PROBLEM REQUIREMENTS:
Every entry below should be repeated exactly; the pictures should not.
-- Start of INFORMATION PROVIDED --
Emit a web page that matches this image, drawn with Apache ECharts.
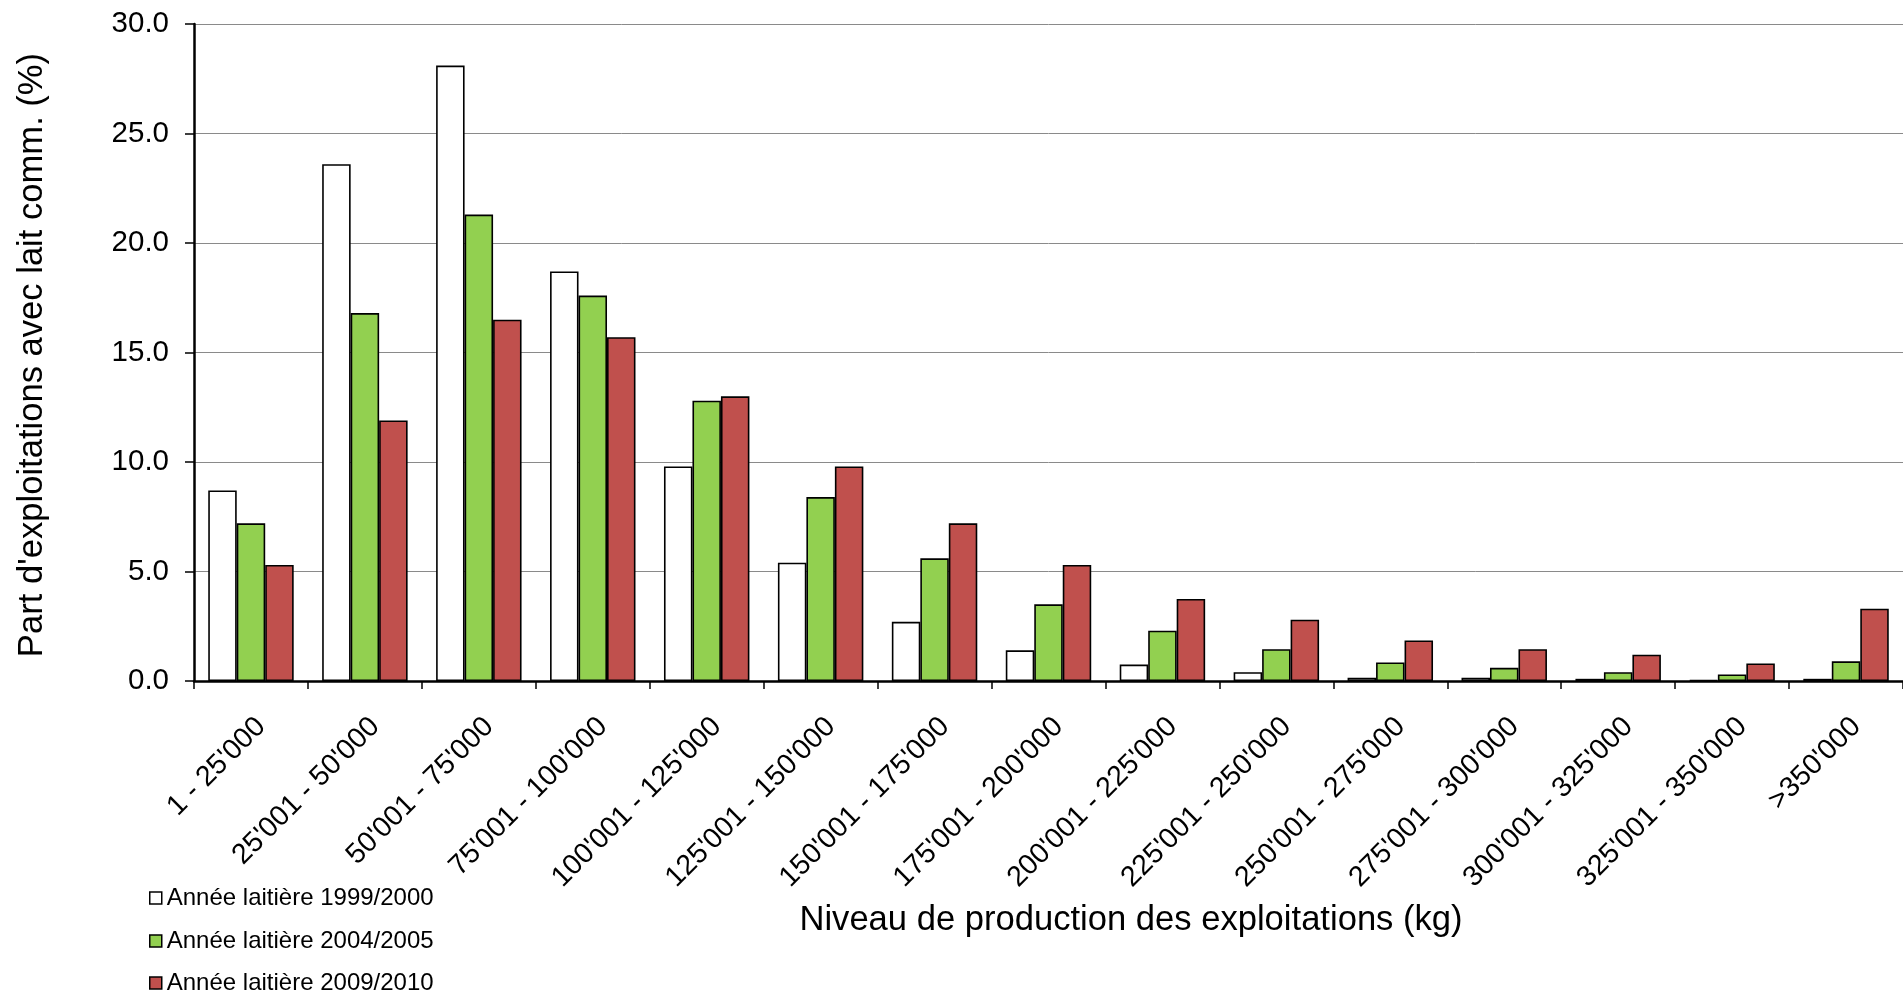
<!DOCTYPE html>
<html>
<head>
<meta charset="utf-8">
<script src="https://cdn.jsdelivr.net/npm/echarts@6/dist/echarts.min.js"></script>
<style>
html,body{margin:0;padding:0;background:#fff;}
#chart{width:1903px;height:991px;}
</style>
</head>
<body>
<div id="chart"></div>
<script>
const categories = ["1 - 25'000","25'001 - 50'000","50'001 - 75'000","75'001 - 100'000","100'001 - 125'000","125'001 - 150'000","150'001 - 175'000","175'001 - 200'000","200'001 - 225'000","225'001 - 250'000","250'001 - 275'000","275'001 - 300'000","300'001 - 325'000","325'001 - 350'000",">350'000"];
const seriesNames = ["Année laitière 1999/2000","Année laitière 2004/2005","Année laitière 2009/2010"];
const values1999 = [8.7, 23.6, 28.1, 18.7, 9.8, 5.4, 2.7, 1.4, 0.75, 0.4, 0.15, 0.15, 0.1, 0.03, 0.1];
const values2004 = [7.2, 16.8, 21.3, 17.6, 12.8, 8.4, 5.6, 3.5, 2.3, 1.45, 0.85, 0.6, 0.4, 0.3, 0.9];
const values2009 = [5.3, 11.9, 16.5, 15.7, 13.0, 9.8, 7.2, 5.3, 3.75, 2.8, 1.85, 1.45, 1.2, 0.8, 3.3];
const yTicks = [0, 5, 10, 15, 20, 25, 30];
const xTitle = "Niveau de production des exploitations (kg)";
const yTitle = "Part d'exploitations avec lait comm. (%)";

const FONT = "'Liberation Sans', Arial, sans-serif";
const colors = ['#FFFFFF', '#92D050', '#C0504D'];
const allValues = [values1999, values2004, values2009];
const legendCenters = [898, 941, 983];

const chart = echarts.init(document.getElementById('chart'), null, {renderer: 'canvas'});
chart.setOption({
  animation: false,
  backgroundColor: '#fff',
  textStyle: {fontFamily: FONT, color: '#000'},
  grid: {left: 194, top: 24, width: 1725, height: 657, containLabel: false},
  legend: seriesNames.map((name, i) => ({
    orient: 'horizontal',
    left: 149,
    top: legendCenters[i] - 12,
    padding: 0,
    itemWidth: 12,
    itemHeight: 12,
    icon: 'rect',
    itemStyle: {borderColor: '#000', borderWidth: 1.5},
    textStyle: {fontSize: 24, color: '#000', fontFamily: FONT, lineHeight: 24},
    data: [name]
  })),
  xAxis: {
    type: 'category',
    data: categories,
    boundaryGap: true,
    axisLine: {lineStyle: {color: '#000', width: 2.5}},
    axisTick: {show: true, length: 8, alignWithLabel: false, lineStyle: {color: '#000', width: 1.5}},
    axisLabel: {
      interval: 0, rotate: 45, margin: 31, fontSize: 28.5, color: '#000', fontFamily: FONT,
      verticalAlign: 'top'
    },
    splitLine: {show: false}
  },
  yAxis: {
    type: 'value',
    min: yTicks[0],
    max: yTicks[yTicks.length - 1],
    interval: 5,
    axisLine: {show: true, lineStyle: {color: '#000', width: 2.5}},
    axisTick: {show: true, length: 9, lineStyle: {color: '#000', width: 1.5}},
    axisLabel: {margin: 25, fontSize: 29.5, color: '#000', fontFamily: FONT, formatter: v => v.toFixed(1)},
    splitLine: {show: true, lineStyle: {color: '#8a8a8a', width: 1}}
  },
  graphic: [
    {type: 'text', x: 1131, y: 920,
     style: {text: xTitle, font: '34.6px ' + FONT, fill: '#000', textAlign: 'center', textVerticalAlign: 'middle'}},
    {type: 'text', x: 32, y: 355, rotation: Math.PI / 2,
     style: {text: yTitle, font: '34.6px ' + FONT, fill: '#000', textAlign: 'center', textVerticalAlign: 'middle'}}
  ],
  series: seriesNames.map((name, i) => ({
    name: name,
    type: 'bar',
    data: allValues[i],
    barGap: '0%',
    barCategoryGap: '25%',
    itemStyle: {color: colors[i], borderColor: '#000', borderWidth: 1.6}
  }))
});
</script>
</body>
</html>
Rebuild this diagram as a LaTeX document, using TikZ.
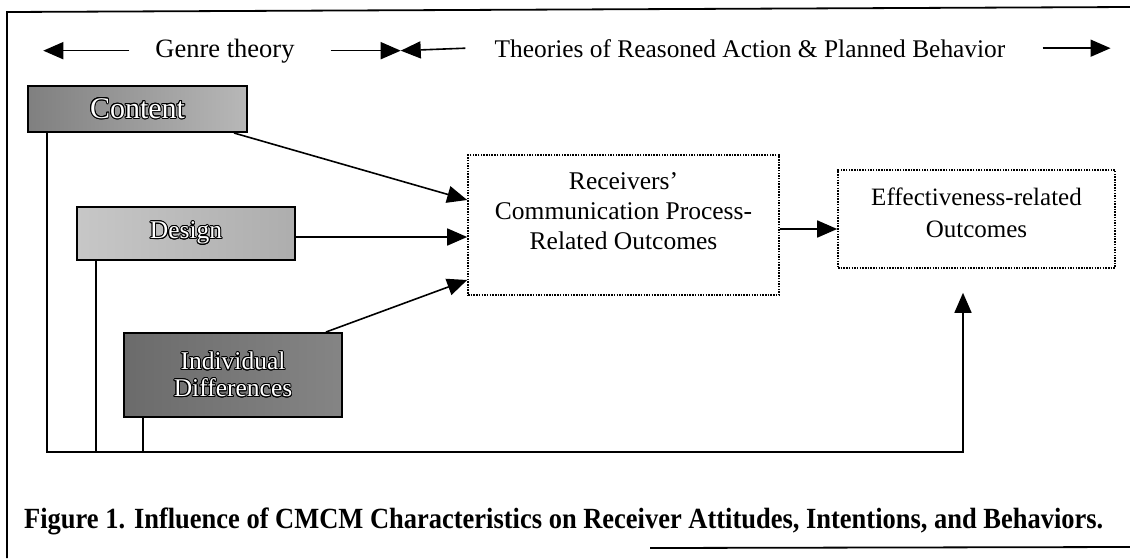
-- End of INFORMATION PROVIDED --
ANSWER FOR THIS EXERCISE:
Emit a web page that matches this image, drawn with Apache ECharts.
<!DOCTYPE html>
<html>
<head>
<meta charset="utf-8">
<script src="https://cdn.jsdelivr.net/npm/echarts@6/dist/echarts.min.js"></script>
<style>
html,body{margin:0;padding:0;background:#fff;}
#chart{width:1903px;height:991px;}
</style>
</head>
<body>
<div id="chart"></div>
<script>
const categories = ["1 - 25'000","25'001 - 50'000","50'001 - 75'000","75'001 - 100'000","100'001 - 125'000","125'001 - 150'000","150'001 - 175'000","175'001 - 200'000","200'001 - 225'000","225'001 - 250'000","250'001 - 275'000","275'001 - 300'000","300'001 - 325'000","325'001 - 350'000",">350'000"];
const seriesNames = ["Année laitière 1999/2000","Année laitière 2004/2005","Année laitière 2009/2010"];
const values1999 = [8.7, 23.6, 28.1, 18.7, 9.8, 5.4, 2.7, 1.4, 0.75, 0.4, 0.15, 0.15, 0.1, 0.03, 0.1];
const values2004 = [7.2, 16.8, 21.3, 17.6, 12.8, 8.4, 5.6, 3.5, 2.3, 1.45, 0.85, 0.6, 0.4, 0.3, 0.9];
const values2009 = [5.3, 11.9, 16.5, 15.7, 13.0, 9.8, 7.2, 5.3, 3.75, 2.8, 1.85, 1.45, 1.2, 0.8, 3.3];
const yTicks = [0, 5, 10, 15, 20, 25, 30];
const xTitle = "Niveau de production des exploitations (kg)";
const yTitle = "Part d'exploitations avec lait comm. (%)";

const FONT = "'Liberation Sans', Arial, sans-serif";
const colors = ['#FFFFFF', '#92D050', '#C0504D'];
const allValues = [values1999, values2004, values2009];
const legendCenters = [898, 941, 983];

const chart = echarts.init(document.getElementById('chart'), null, {renderer: 'canvas'});
chart.setOption({
  animation: false,
  backgroundColor: '#fff',
  textStyle: {fontFamily: FONT, color: '#000'},
  grid: {left: 194, top: 24, width: 1725, height: 657, containLabel: false},
  legend: seriesNames.map((name, i) => ({
    orient: 'horizontal',
    left: 149,
    top: legendCenters[i] - 12,
    padding: 0,
    itemWidth: 12,
    itemHeight: 12,
    icon: 'rect',
    itemStyle: {borderColor: '#000', borderWidth: 1.5},
    textStyle: {fontSize: 24, color: '#000', fontFamily: FONT, lineHeight: 24},
    data: [name]
  })),
  xAxis: {
    type: 'category',
    data: categories,
    boundaryGap: true,
    axisLine: {lineStyle: {color: '#000', width: 2.5}},
    axisTick: {show: true, length: 8, alignWithLabel: false, lineStyle: {color: '#000', width: 1.5}},
    axisLabel: {
      interval: 0, rotate: 45, margin: 31, fontSize: 28.5, color: '#000', fontFamily: FONT,
      verticalAlign: 'top'
    },
    splitLine: {show: false}
  },
  yAxis: {
    type: 'value',
    min: yTicks[0],
    max: yTicks[yTicks.length - 1],
    interval: 5,
    axisLine: {show: true, lineStyle: {color: '#000', width: 2.5}},
    axisTick: {show: true, length: 9, lineStyle: {color: '#000', width: 1.5}},
    axisLabel: {margin: 25, fontSize: 29.5, color: '#000', fontFamily: FONT, formatter: v => v.toFixed(1)},
    splitLine: {show: true, lineStyle: {color: '#8a8a8a', width: 1}}
  },
  graphic: [
    {type: 'text', x: 1131, y: 920,
     style: {text: xTitle, font: '34.6px ' + FONT, fill: '#000', textAlign: 'center', textVerticalAlign: 'middle'}},
    {type: 'text', x: 32, y: 355, rotation: Math.PI / 2,
     style: {text: yTitle, font: '34.6px ' + FONT, fill: '#000', textAlign: 'center', textVerticalAlign: 'middle'}}
  ],
  series: seriesNames.map((name, i) => ({
    name: name,
    type: 'bar',
    data: allValues[i],
    barGap: '0%',
    barCategoryGap: '25%',
    itemStyle: {color: colors[i], borderColor: '#000', borderWidth: 1.6}
  }))
});
</script>
</body>
</html>
Rebuild this diagram as a LaTeX document, using TikZ.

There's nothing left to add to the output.